Felicidade clandestina: uma abordagem (3)

A antagonista submete a narradora-menina a “humilhações”, exercitando “com calma ferocidade o seu sadismo”
Clarice Lispector por Ramon Muniz
01/07/2024

Ainda sobre as personagens do conto Felicidade clandestina. A colega: é antagonista da narradora-menina, que cuida em criar da outra uma imagem efetivamente desfavorável, negativa.

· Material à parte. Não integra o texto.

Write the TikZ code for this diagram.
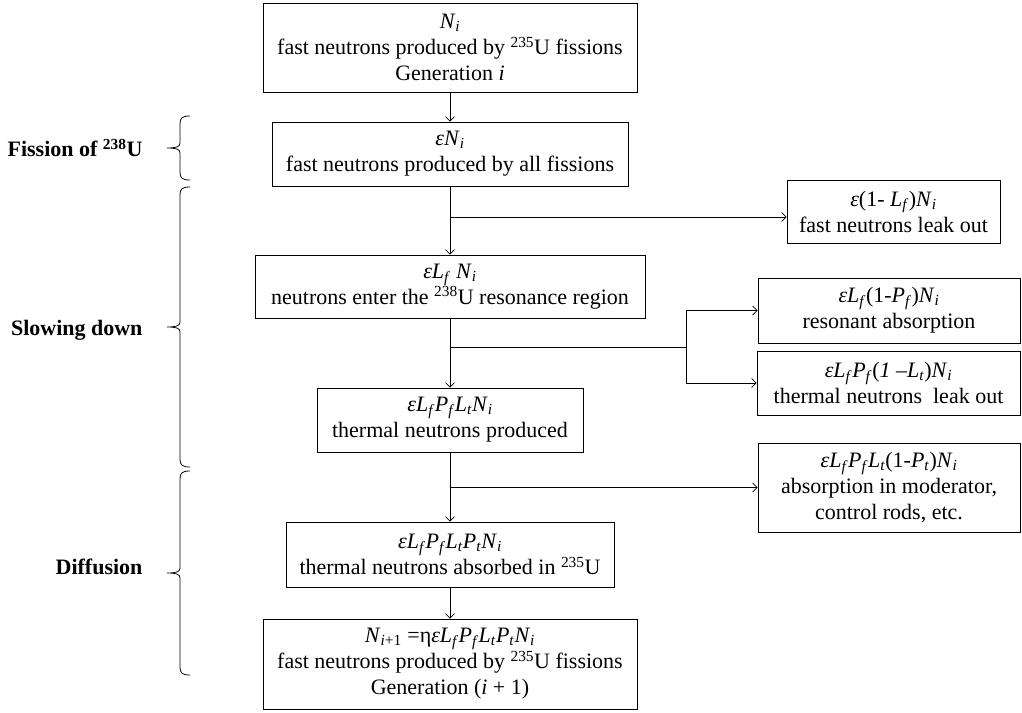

A colega é caracterizada como “gorda, baixa, sardenta e de cabelos excessivamente crespos”. Tem “um busto enorme” e costuma encher “os dois bolsos da blusa […] com balas”. Possui um talento “para a crueldade”. É “pura vingança, chupando balas com barulho”. Submete a narradora-menina a “humilhações”, exercitando “com calma ferocidade o seu sadismo”. Tem um plano “tranquilo e diabólico” contra a outra. Escorre “fel” de seu “corpo grosso”. É tida como ardilosa, mentirosa, porque, como informa a própria mãe, o livro de Monteiro Lobato nunca foi emprestado (“nunca saiu daqui de casa”). A própria mãe, como indica a narradora-menina, se assusta com a filha que tem: “Voltou-se para a filha e com enorme surpresa exclamou: mas este livro nunca saiu daqui de casa e você nem quis ler! […] E o pior para essa mulher não era a descoberta do que acontecia. Devia ser a descoberta horrorizada da filha que tinha”. Consolida-se, aqui, a imagem da perversidade, de pessoa indigna, indesejada. O único ponto positivo que a narradora-menina vê na colega é o fato de ela ter “um pai dono de livraria”. Mas aqui há ironia — a qualidade é do pai e não da filha. A mãe: constitui o eixo moral do conto. Dá um corretivo na filha e é acolhedora com a narradora-menina, cedendo-lhe o livro (“E você fica com o livro por quanto tempo quiser”). A narradora-menina a tem como uma “mãe boa”. Note-se que, aos olhos da narradora-menina, tanto a mãe (por ter interferido contra a filha e por ter senso de justiça ao emprestar-lhe o livro) quanto o pai (por ser “dono de livraria”) são pessoas do bem. A colega é, como já indicado, a imagem da pessoa indesejada (espécie de sombra dessa família).

Rinaldo de Fernandes

É escritor e professor de literatura da Universidade Federal da Paraíba. Autor de O perfume de Roberta, entre outros.